- Associated Press - Sunday, January 3, 2016

BENTON HARBOR, Mich. (AP) - A working stove, a sink that doesn’t leak, new cabinets and a fresh coat of paint transformed the Benton Harbor Public Library’s galley kitchen from an eyesore into a teaching tool.

“We are thrilled with this,” library board President Mamie Yarbrough, also a Berrien County commissioner, told The Herald-Palladium ( https://bit.ly/1JdQZNC ).

“Technically, the stove worked, but it was a fire hazard,” said Interim Library Director Kat Boyer.

She said a home-school group that meets at the library every Monday realized the kitchen was not functional and wanted to help. That’s where Michael Lah of Benton Harbor, who works at Whirlpool Corp., comes in. He said his wife home school their four daughters and belongs to the group.

“They didn’t ask for a whole new kitchen,” he said. “They asked if I could help replace the range, which is a simple request.”

But when he went to inspect the range, he saw a lot of other problems.

“(The range) was nonfunctioning. The hood above it was nonfunctioning,” he said. “The cabinetry that was supporting everything was … starting to fall apart. Only one side of the faucet worked. We saw a bigger opportunity here than just donating a range.”
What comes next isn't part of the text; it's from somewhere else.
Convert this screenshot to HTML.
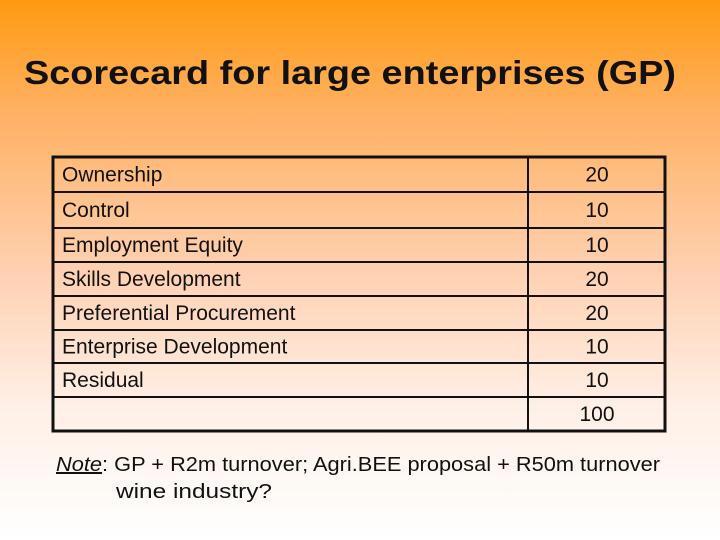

He said he and his team at Whirlpool in the Global Consumer Design Cooking Studio gutted the room and replaced the range, cabinets, sink and microwave oven, which were all more than 40 years old. He said they did it under the supervision of Kevin Mitchell from Mitchell Construction in Eau Claire.

“He kept us from doing anything stupid,” Lah said jokingly.

“The idea was to give them an understanding of what we could do and what we couldn’t do with certain materials and how to dismantle it and put it back together,” Mitchell said.

Once all of the supplies were together, Lah said it took them three days to transform the kitchen in October. The kitchen was dedicated recently during the Holly Art Hop.

The material, appliances and labor would have all cost at least $7,500 if the library had paid for it, Lah said.

Boyer said there is no way the library could have paid for the kitchen makeover.

“Library budgets in general in this state are declining year after year,” Lah said. “I know all the good that they do here and the small amount of money they do have to work with. They’re keeping the lights on and they’re buying books and they’re putting on programs.”

Boyer said having an operational kitchen means she can expand her Teen Iron Chef program during the summer.

For the past two summers, she said, she had to run the program using blenders and a microwave oven.

“I’m really interested in seeing what else I can do,” she said. “It’s great to see how much the community loves us and supports us.”